EXERCISE REQUIREMENTS — Each line below should be retyped exactly, with no pictures.

□ □ □

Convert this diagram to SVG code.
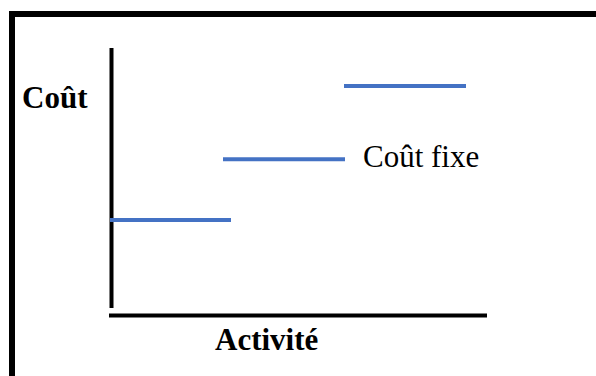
<svg xmlns="http://www.w3.org/2000/svg" width="596" height="376" viewBox="0 0 596 376">
  <style>
    .axis { stroke: #000; stroke-width: 4; fill: none; }
    .step { stroke: #4472C4; stroke-width: 4; fill: none; }
    .lbl { font-family: "Liberation Serif", "Times New Roman", serif; font-size: 31px; fill: #000; }
    .bold { font-weight: bold; }
  </style>
  <rect x="0" y="0" width="596" height="376" fill="#fff"/>
  <rect x="12" y="14" width="610" height="400" fill="none" stroke="#000" stroke-width="6"/>
  <g id="axes">
    <line class="axis" x1="111.5" y1="48" x2="111.5" y2="308"/>
    <line class="axis" x1="109" y1="315.5" x2="487" y2="315.5"/>
  </g>
  <g id="connectors">
    <line class="step" x1="110" y1="220" x2="231" y2="220"/>
    <line class="step" x1="223" y1="159.3" x2="345" y2="159.3"/>
    <line class="step" x1="344" y1="86" x2="466" y2="86"/>
  </g>
  <g id="label-cout">
    <text class="lbl bold" x="22" y="108">Coût</text>
  </g>
  <g id="label-cout-fixe">
    <text class="lbl" x="363" y="167">Coût fixe</text>
  </g>
  <g id="label-activite">
    <text class="lbl bold" x="215" y="350">Activité</text>
  </g>
</svg>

□ □ □

FULL OUTPUT —
Convert this diagram to SVG code.
<svg xmlns="http://www.w3.org/2000/svg" width="596" height="376" viewBox="0 0 596 376">
  <style>
    .axis { stroke: #000; stroke-width: 4; fill: none; }
    .step { stroke: #4472C4; stroke-width: 4; fill: none; }
    .lbl { font-family: "Liberation Serif", "Times New Roman", serif; font-size: 31px; fill: #000; }
    .bold { font-weight: bold; }
  </style>
  <rect x="0" y="0" width="596" height="376" fill="#fff"/>
  <rect x="12" y="14" width="610" height="400" fill="none" stroke="#000" stroke-width="6"/>
  <g id="axes">
    <line class="axis" x1="111.5" y1="48" x2="111.5" y2="308"/>
    <line class="axis" x1="109" y1="315.5" x2="487" y2="315.5"/>
  </g>
  <g id="connectors">
    <line class="step" x1="110" y1="220" x2="231" y2="220"/>
    <line class="step" x1="223" y1="159.3" x2="345" y2="159.3"/>
    <line class="step" x1="344" y1="86" x2="466" y2="86"/>
  </g>
  <g id="label-cout">
    <text class="lbl bold" x="22" y="108">Coût</text>
  </g>
  <g id="label-cout-fixe">
    <text class="lbl" x="363" y="167">Coût fixe</text>
  </g>
  <g id="label-activite">
    <text class="lbl bold" x="215" y="350">Activité</text>
  </g>
</svg>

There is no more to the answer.